Public health officials in western Finland say that no new cases of measles have been found since a child was diagnosed with the highly contagious illness in late November in the small town of Larsmo. Some patients have been tested for suspected cases, but the health centre in neighbouring Jakobstad says that there are no strong suspicions of new cases.
However they warn that more cases are still possible, as the child had been in contact with many other people before being diagnosed on 29 November, and measles can have an incubation period of up to 21 days.
The pre-school child contracted the virus while on a family trip to the Middle East, where there is an ongoing measles epidemic.
Authorities were concerned that an epidemic could break out in Larsmo, where only about three quarters of small children have received the measles vaccine. The corresponding figure elsewhere in Finland is over 90 percent.
According to the World Health Organisation (WHO), at least 93-95 percent of a population must be vaccinated to establish so-called herd immunity against measles. The illness can be fatal, especially to those with poor general immunity due to other serious illnesses.
"Laestadian community does not generally oppose vaccinations"
Larsmo is a mostly Swedish-speaking municipality of some 5,000 people, many of them members of fundamentalist religious communities. The child who fell ill is from a conservative Laestadian Lutheran family and had visited a prayer room where other unvaccinated children were present before being diagnosed.
Local paediatric nurse Katarina Palo tells Yle that the Finnish Laestadian community does not generally oppose vaccinations, but that peer pressure had built up in the area spurred by the writings of an anti-vaccination blogger.
Measles epidemics were common in Finland through the 1960s, breaking out every five to seven years, but the illness has been virtually eliminated in the country since 1970.

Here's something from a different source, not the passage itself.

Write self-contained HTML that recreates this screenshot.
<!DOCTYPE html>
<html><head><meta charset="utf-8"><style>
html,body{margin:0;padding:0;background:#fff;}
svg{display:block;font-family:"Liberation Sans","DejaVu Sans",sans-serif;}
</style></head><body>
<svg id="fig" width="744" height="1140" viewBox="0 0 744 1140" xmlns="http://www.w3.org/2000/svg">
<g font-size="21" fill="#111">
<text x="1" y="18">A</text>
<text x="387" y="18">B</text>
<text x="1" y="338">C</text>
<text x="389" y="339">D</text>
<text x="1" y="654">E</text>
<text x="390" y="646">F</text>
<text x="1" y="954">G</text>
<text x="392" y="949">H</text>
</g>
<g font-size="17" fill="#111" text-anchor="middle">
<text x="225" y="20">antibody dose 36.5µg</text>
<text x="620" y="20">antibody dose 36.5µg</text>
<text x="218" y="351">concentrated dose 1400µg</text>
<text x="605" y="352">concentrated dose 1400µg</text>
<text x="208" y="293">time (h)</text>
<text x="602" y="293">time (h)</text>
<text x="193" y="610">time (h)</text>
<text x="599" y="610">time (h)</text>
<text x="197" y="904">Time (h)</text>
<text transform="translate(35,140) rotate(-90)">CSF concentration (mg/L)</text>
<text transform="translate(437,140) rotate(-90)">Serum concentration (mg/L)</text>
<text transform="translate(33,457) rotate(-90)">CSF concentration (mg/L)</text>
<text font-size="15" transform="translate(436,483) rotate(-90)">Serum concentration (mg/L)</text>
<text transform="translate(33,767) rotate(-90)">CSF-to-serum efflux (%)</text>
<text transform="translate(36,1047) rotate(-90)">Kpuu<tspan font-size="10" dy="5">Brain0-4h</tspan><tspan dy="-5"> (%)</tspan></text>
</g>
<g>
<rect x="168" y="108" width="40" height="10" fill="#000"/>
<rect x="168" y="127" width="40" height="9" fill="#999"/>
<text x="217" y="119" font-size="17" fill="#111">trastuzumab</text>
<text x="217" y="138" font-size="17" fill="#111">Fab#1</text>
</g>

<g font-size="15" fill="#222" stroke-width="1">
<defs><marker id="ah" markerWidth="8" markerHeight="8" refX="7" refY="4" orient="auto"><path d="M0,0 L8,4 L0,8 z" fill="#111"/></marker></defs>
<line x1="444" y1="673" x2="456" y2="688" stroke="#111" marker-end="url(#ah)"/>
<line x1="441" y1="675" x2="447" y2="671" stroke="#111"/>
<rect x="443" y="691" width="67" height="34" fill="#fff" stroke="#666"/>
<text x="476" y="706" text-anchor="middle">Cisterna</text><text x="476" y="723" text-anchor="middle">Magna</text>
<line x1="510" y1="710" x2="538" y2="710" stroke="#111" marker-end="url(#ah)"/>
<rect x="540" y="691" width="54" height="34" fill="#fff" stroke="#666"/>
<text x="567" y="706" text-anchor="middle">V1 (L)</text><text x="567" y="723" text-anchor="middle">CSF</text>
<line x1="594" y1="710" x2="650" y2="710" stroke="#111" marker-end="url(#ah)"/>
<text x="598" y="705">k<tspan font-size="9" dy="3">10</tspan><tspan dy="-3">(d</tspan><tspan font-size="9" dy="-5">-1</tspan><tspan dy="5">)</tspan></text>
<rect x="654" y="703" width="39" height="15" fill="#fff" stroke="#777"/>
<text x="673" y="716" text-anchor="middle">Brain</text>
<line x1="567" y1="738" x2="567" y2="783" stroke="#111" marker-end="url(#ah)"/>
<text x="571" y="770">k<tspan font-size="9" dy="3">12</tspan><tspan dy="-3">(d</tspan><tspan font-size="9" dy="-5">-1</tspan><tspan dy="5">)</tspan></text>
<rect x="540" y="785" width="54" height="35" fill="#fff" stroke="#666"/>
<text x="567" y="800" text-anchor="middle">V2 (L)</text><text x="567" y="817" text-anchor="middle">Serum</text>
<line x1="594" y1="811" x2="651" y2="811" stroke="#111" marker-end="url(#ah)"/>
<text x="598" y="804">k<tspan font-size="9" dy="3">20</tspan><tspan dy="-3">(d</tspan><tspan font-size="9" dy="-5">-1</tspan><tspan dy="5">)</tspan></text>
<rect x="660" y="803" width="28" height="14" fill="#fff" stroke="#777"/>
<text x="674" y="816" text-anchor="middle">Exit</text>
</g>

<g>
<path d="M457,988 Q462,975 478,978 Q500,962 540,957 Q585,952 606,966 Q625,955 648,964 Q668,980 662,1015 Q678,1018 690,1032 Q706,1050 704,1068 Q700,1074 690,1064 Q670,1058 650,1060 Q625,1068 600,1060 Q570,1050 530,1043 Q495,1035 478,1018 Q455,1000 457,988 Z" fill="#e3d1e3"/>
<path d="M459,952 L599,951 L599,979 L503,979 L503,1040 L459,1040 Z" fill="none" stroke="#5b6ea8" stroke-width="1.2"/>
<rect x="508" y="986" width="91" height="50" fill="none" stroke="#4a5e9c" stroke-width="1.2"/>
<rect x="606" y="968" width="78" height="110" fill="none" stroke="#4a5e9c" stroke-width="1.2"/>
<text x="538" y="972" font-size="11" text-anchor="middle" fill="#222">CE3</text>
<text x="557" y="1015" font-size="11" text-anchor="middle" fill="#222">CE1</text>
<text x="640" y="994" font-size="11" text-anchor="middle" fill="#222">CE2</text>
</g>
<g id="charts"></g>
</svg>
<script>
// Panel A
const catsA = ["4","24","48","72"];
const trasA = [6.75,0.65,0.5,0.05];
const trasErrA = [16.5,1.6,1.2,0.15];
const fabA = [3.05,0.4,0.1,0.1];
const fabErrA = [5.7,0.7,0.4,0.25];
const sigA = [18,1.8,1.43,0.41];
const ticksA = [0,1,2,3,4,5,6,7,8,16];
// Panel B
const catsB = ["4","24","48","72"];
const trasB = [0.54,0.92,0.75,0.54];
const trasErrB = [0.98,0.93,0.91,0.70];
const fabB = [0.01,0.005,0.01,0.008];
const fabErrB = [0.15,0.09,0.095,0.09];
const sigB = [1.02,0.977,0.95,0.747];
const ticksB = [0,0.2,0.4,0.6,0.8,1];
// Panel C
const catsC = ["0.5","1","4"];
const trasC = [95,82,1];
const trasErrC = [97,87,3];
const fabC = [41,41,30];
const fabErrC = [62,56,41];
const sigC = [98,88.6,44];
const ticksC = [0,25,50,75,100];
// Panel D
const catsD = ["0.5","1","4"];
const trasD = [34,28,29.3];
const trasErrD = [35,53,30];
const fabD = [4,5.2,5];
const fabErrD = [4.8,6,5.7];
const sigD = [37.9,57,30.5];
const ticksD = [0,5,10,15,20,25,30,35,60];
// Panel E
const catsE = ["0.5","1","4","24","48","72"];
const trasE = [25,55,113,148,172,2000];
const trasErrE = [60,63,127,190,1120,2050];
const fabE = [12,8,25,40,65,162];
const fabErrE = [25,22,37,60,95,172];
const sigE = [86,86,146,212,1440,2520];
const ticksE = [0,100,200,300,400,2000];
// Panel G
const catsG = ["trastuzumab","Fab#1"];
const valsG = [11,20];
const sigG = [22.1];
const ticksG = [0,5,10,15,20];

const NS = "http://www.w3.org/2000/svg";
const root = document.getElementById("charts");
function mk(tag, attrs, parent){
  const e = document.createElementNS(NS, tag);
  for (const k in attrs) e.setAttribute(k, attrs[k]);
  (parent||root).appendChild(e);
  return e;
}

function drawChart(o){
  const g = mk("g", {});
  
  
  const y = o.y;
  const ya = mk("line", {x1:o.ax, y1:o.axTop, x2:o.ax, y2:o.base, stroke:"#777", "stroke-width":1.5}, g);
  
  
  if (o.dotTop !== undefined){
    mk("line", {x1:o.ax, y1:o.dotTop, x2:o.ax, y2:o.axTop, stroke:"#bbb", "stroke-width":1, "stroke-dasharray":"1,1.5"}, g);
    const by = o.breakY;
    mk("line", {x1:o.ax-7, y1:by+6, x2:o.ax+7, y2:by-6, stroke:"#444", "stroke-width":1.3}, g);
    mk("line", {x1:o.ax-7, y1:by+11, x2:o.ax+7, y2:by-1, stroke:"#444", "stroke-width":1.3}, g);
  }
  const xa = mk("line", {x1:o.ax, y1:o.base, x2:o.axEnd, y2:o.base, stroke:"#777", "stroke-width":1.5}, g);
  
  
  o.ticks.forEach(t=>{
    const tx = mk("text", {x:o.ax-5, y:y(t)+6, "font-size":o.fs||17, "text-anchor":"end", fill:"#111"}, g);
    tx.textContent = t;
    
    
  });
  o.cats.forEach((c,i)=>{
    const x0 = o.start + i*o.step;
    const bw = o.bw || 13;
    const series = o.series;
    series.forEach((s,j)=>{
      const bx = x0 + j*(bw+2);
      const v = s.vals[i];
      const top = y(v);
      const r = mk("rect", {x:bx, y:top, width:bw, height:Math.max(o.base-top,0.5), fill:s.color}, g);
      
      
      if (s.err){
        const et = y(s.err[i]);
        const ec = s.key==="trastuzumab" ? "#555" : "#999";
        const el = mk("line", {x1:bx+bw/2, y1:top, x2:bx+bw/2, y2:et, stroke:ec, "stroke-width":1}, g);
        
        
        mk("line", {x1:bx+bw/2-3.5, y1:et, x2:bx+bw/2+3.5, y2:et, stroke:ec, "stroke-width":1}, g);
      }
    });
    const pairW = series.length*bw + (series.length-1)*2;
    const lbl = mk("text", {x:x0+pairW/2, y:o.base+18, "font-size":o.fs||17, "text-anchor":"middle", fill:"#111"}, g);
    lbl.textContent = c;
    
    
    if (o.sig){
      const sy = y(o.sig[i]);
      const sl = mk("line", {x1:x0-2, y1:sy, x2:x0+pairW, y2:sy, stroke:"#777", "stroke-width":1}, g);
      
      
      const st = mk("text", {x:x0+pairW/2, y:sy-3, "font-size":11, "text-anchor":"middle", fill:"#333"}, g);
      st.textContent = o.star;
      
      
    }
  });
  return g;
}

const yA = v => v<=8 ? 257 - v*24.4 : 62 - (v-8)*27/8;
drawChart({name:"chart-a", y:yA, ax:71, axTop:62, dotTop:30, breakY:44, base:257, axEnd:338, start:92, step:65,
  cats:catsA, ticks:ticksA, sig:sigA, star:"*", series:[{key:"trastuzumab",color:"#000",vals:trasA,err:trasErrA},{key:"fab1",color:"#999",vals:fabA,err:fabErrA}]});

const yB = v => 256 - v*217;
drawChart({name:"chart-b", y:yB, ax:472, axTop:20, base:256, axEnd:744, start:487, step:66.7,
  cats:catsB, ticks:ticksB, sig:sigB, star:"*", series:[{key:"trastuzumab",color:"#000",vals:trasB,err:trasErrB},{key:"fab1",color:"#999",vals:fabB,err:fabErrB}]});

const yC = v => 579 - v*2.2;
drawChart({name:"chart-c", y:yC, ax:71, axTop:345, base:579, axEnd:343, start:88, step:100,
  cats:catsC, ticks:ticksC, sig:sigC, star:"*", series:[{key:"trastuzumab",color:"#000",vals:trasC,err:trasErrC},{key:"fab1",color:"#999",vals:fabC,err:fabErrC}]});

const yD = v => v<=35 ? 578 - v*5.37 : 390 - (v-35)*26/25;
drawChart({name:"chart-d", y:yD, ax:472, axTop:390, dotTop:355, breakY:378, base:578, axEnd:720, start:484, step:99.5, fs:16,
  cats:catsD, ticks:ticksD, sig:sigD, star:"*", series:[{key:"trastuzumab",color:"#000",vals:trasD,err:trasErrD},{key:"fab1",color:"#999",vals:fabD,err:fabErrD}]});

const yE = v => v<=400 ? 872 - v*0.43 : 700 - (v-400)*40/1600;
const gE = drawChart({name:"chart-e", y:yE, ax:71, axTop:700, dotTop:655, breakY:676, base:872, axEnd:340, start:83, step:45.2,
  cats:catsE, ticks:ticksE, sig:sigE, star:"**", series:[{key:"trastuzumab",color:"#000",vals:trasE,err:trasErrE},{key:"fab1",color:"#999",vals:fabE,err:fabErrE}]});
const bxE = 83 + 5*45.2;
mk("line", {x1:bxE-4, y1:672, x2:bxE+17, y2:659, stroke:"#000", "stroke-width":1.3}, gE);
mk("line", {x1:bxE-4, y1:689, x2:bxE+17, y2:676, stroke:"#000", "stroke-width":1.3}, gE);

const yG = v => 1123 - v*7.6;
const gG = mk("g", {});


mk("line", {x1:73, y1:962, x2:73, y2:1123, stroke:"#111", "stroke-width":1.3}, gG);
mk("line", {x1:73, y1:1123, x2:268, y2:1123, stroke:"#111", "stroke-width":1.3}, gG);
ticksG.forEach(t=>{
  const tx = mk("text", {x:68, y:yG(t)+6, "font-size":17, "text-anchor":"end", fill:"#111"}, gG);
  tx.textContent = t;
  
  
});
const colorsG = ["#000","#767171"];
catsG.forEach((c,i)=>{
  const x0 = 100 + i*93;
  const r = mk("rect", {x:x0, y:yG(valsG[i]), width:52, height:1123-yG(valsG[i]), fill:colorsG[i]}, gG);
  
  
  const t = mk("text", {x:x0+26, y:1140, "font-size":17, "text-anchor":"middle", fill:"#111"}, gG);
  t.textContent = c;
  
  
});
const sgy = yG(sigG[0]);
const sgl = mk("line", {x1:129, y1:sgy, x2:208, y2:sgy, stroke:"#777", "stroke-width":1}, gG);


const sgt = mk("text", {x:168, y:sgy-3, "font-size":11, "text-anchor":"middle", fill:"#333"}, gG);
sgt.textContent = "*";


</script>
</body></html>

This year has seen a resurgence of the virus in Europe. The WHO says that a record 41,000 people were infected in the first half of the year, with 37 deaths. That is up from just over 5,000 cases just two years ago. The WHO attributes the explosion to lower numbers of people being vaccinated.
There was news last week of another measles infection in an adult in southern Finland's city of Espoo. According to city health officials, the individual contracted the disease while on a trip to Asia and received the vaccine during childhood, which reduces the risk of infecting others.